Tuesday, April 14, 2009

when you are engulfed in flames

il_fullxfull.62984646

I got to see the ever-charming and thought-provoking David Sedaris read at the Peace Center tonight. He shared some new work and I cannot wait to see how the pieces continue to shape with his wit and insight and how (and if) they end up published.

The best story of the night was a story of an Australian bird, a kookaburra, but it wasn't really about that at all. Instead, it was about life and hope and fear and failure and family and love and success and hurt and, amidst all of that, moving forward and onward. Which really, at this point, isn't that all that's left to do?

photo from elizabeth soule whose work, at least to me, is kind of about all of the above as well.

Wednesday, April 8, 2009

counting days

RGW 03

This photo totally makes me think of Norfolk, which makes me think of how soon our lives are going to change, which in turn makes me day dream about drinking beers on the beach, eating crabs and oysters by the bay and being hip, young and in love.

Oh the life.

For those of you not moving and whose husbands are not returning in three weeks, you can just swoon over the vintage maps as wallpaper. I for one, will put it on the to do at least once list.
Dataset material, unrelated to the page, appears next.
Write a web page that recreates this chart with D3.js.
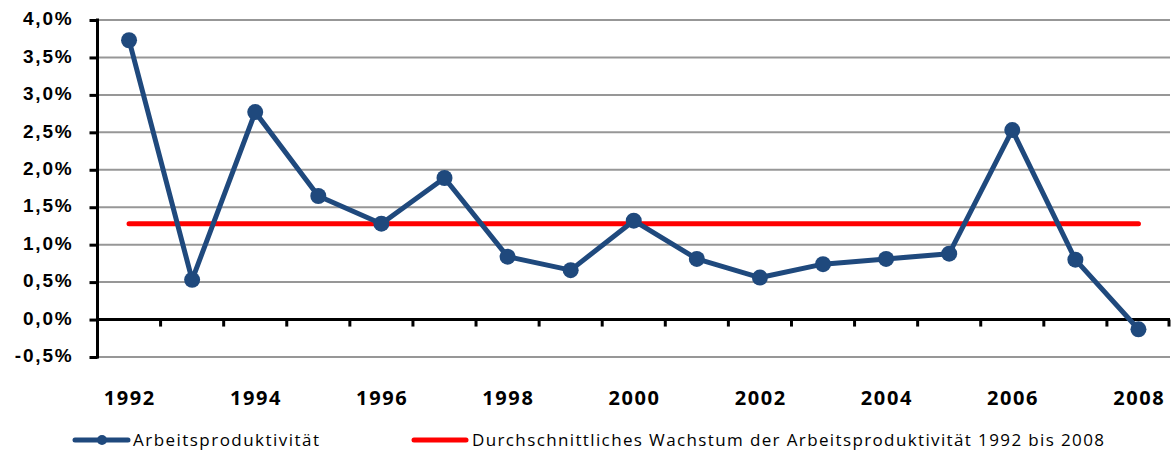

Photo (and many others that will make me daydream) from here.

Wednesday, April 1, 2009

3 wishes

erez

Consider yourself forewarned, this posting is going to come across as incredibly shallow, self involved, materialistic and less than attractive. Nonetheless, a girl's gotta be honest every once in awhile.

A few months ago, when thirty still felt fairly far off, I decided that I must own three things prior to the big birthday: a phone that checks email, my first pair of real designer sunglasses and a "grown up" watch. (And though there are many other things I want to achieve, among them a career with meaning, a healthy marriage and some type of plan for a family of our own, this is not the posting for that.)

Shortly after David left for Iraq, I found myself at the mall in the middle of a pity party, taking home a pair of Versace glasses that would make Nicole Ricci proud. A few months later, I took the plunge and got an iPhone and can honestly say that my life has much improved since. However, with my birthday only 6 months away and not many job opportunities in sight in Norfolk, I was about to throw in the towel when it came to a grown up watch. Just when I was ready to admit defeat, the new J Crew catalog arrived in the mail.

And though it is just a Timex, this might be just the answer to my third and final wish. And though it might just whet my appetite and tide me over for a few years, maybe adding the striped band to my shopping cart will prolong the satisfaction.